7 He was oppressed, and he was afflicted,
yet he opened not his mouth;
like a lamb that is led to the slaughter,
and like a sheep that before its shearers is silent,
so he opened not his mouth.
8 By oppression and judgement he was taken away;
and as for his generation, who considered
that he was cut off out of the land of the living,
stricken for the transgression of my people?
9 And they made his grave with the wicked
and with a rich man in his death,
although he had done no violence,
and there was no deceit in his mouth.
10 Yet it was the will of the Lord to crush him;
he has put him to grief;
when his soul makes an offering for guilt,
he shall see his offspring; he shall prolong his days;
the will of the Lord shall prosper in his hand.
11 Out of the anguish of his soul he shall see[c] and be satisfied;
by his knowledge shall the righteous one, my servant,
make many to be accounted righteous,
and he shall bear their iniquities.
12 Therefore I will divide him a portion with the many,
and he shall divide the spoil with the strong,
because he poured out his soul to death
and was numbered with the transgressors;
yet he bore the sin of many,
and makes intercession for the transgressors.
5 For every high priest chosen from among men is appointed to act on behalf of men in relation to God, to offer gifts and sacrifices for sins. 2 He can deal gently with the ignorant and wayward, since he himself is beset with weakness. 3 Because of this he is bound to offer sacrifice for his own sins just as he does for those of the people. 4 And no one takes this honour for himself, but only when called by God, just as Aaron was.
5 So also Christ did not exalt himself to be made a high priest, but was appointed by him who said to him,
“You are my Son,
today I have begotten you”;
6 as he says also in another place,
“You are a priest for ever,
after the order of Melchizedek.”
7 In the days of his flesh, Jesus offered up prayers and supplications, with loud cries and tears, to him who was able to save him from death, and he was heard because of his reverence. 8 Although he was a son, he learned obedience through what he suffered. 9 And being made perfect, he became the source of eternal salvation to all who obey him, 10 being designated by God a high priest after the order of Melchizedek.
We are not promised a nice, quiet life without trouble. We are promised, instead, pain, tears, and suffering. The elite only see this world, and can only use the tools of this world.
So, firstly, we need to pray. Hard. At present, that means daily devotions and readings as well as this place and writing prayers down daily: I find prayer hard when I’m comfortable, but at present I am anything but comfortable.
We need wisdom. Quietism, or courage alone, will not be enough. This is a war going on. It is spiritual, rhetorical. The quiet dialectic needed for knowledge to progress is silenced by the noise. We will need, above all, to stand together.
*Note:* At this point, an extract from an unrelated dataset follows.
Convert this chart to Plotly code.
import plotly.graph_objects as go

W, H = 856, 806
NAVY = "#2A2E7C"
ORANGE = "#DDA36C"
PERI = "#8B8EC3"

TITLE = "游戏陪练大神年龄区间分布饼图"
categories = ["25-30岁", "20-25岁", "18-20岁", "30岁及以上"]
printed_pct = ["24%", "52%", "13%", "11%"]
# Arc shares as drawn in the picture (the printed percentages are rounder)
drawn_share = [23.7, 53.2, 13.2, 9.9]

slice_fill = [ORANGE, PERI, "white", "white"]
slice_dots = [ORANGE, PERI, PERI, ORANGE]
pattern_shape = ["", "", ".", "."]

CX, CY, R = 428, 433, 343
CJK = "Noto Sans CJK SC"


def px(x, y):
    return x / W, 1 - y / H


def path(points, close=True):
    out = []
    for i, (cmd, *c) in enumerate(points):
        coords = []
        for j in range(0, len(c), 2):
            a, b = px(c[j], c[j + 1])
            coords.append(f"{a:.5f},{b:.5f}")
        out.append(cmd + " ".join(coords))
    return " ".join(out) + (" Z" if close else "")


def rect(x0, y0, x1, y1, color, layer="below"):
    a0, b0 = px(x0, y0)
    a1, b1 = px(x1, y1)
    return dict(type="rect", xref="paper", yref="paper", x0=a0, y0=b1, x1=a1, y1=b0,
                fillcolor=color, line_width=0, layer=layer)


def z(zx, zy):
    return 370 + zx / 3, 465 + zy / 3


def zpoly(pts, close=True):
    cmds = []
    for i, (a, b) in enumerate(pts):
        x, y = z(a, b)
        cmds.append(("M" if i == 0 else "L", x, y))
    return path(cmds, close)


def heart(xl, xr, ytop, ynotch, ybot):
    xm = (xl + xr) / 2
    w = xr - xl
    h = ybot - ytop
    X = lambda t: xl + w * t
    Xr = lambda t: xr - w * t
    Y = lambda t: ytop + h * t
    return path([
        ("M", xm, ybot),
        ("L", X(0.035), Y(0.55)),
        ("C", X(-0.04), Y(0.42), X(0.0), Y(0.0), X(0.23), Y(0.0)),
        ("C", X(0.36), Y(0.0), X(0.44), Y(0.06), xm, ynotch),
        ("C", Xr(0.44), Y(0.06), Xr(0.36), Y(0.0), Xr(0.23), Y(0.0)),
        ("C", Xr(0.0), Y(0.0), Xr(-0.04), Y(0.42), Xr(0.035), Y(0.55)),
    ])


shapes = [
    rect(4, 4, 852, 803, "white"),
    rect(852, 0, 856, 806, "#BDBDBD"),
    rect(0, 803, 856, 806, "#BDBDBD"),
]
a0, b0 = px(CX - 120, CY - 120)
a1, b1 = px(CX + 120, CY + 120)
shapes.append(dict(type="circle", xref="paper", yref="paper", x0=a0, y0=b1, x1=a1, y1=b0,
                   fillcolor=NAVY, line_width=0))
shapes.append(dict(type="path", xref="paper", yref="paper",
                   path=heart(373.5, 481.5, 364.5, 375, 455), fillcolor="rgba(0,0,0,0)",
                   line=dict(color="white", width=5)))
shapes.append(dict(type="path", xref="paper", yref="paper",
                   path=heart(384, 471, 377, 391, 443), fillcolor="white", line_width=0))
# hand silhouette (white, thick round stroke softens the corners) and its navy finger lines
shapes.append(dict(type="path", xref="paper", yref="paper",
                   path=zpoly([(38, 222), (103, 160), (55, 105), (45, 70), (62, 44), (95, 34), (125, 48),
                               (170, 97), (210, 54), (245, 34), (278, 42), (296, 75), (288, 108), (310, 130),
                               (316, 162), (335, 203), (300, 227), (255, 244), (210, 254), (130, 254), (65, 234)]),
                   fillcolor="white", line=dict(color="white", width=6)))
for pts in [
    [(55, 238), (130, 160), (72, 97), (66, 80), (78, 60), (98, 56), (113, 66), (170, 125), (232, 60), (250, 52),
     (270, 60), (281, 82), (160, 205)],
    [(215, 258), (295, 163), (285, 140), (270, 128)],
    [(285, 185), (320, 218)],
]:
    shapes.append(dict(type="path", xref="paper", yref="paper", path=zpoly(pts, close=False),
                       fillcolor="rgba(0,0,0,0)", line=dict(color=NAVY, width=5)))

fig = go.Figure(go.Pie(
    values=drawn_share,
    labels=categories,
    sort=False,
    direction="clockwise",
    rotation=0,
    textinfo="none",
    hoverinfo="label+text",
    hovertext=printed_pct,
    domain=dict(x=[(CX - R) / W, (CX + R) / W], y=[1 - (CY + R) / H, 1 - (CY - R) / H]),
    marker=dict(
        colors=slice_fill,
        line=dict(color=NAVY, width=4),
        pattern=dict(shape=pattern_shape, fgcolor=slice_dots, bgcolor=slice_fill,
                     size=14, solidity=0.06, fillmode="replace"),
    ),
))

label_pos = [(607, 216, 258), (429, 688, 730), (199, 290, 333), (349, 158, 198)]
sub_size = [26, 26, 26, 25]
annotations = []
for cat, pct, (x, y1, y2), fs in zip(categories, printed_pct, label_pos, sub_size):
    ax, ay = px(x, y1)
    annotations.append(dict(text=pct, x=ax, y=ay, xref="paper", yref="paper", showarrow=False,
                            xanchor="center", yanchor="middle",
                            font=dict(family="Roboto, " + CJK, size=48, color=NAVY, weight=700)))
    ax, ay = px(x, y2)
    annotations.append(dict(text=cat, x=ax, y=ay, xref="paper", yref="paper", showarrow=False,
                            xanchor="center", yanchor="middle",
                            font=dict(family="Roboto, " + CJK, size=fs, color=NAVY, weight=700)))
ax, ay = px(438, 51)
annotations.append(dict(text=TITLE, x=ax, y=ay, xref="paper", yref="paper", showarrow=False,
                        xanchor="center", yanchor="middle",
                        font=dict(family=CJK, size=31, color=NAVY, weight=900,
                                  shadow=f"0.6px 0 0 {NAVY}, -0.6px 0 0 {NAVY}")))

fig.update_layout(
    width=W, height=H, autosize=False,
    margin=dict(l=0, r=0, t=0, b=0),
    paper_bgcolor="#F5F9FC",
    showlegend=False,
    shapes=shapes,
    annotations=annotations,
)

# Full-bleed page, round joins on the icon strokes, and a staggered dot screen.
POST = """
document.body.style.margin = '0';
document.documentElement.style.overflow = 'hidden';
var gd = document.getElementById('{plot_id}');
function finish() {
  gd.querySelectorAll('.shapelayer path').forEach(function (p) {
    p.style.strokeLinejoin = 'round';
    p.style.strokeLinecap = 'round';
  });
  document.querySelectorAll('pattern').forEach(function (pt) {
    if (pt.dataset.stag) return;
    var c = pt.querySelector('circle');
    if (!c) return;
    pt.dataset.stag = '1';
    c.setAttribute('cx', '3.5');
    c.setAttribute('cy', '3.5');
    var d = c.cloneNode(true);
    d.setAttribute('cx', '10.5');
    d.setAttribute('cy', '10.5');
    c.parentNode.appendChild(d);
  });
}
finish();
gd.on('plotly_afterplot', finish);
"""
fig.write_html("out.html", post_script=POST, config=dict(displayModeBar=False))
Courage is the foundation stone of virtue; but courage alone wins nothing but an early grave. Bari Weis says many sensible things in the article I quote above, but there is no sense in her claim that courage is a force. Courage is a resolve to use whatever force one may have without flinching, and force that is used without flinching is as great as that force can be; but courage by itself not a force. This is why courage by itself never wins anything but an early grave.
Weis is, of course, correct to say that men without courage cannot stop the cultural revolution of Woke.
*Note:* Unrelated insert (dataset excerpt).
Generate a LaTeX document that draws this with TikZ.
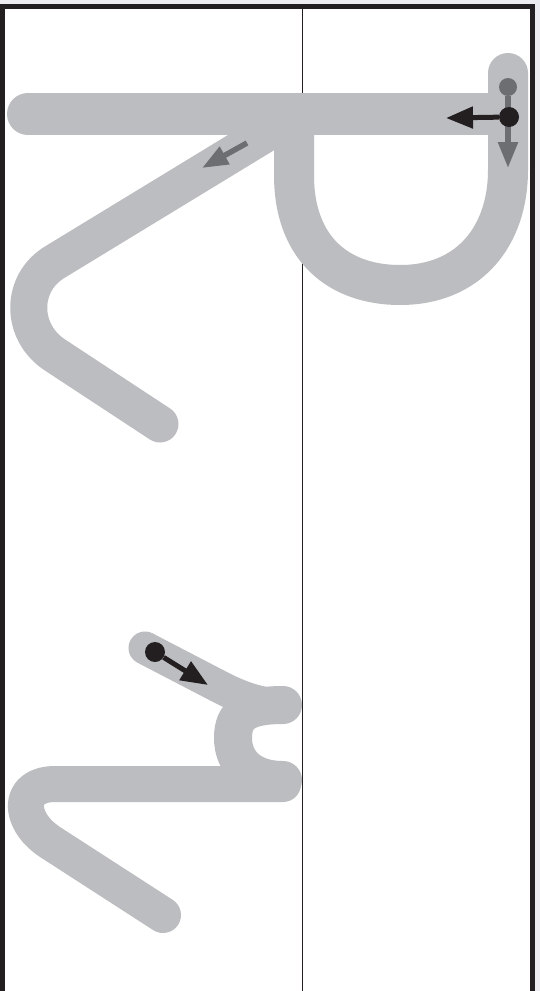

If a person in charge says no to Woke, someone else will very soon be in charge. Is Bari Weis unaware that millions of people who thought they were in charge have “stood athwart history yelling stop,” whereupon these millions were, very suddenly, no longer in charge? It counts for nothing to “say no,” or even to “yell stop,” when your enemies have all the power and very different plans.
We could get rid of COVID by following Norway — get rid of social distancing over summer. But that requires courage, and cowardice at present is rewarded by the woke. They want us terrorized by their twitter feed.
We need to be thinking tactics, operational security, and how to be antifragile.
Because our elite are made of broken china, and their fearful bluster will be followed by them breaking. Do not be them. Do not be like them.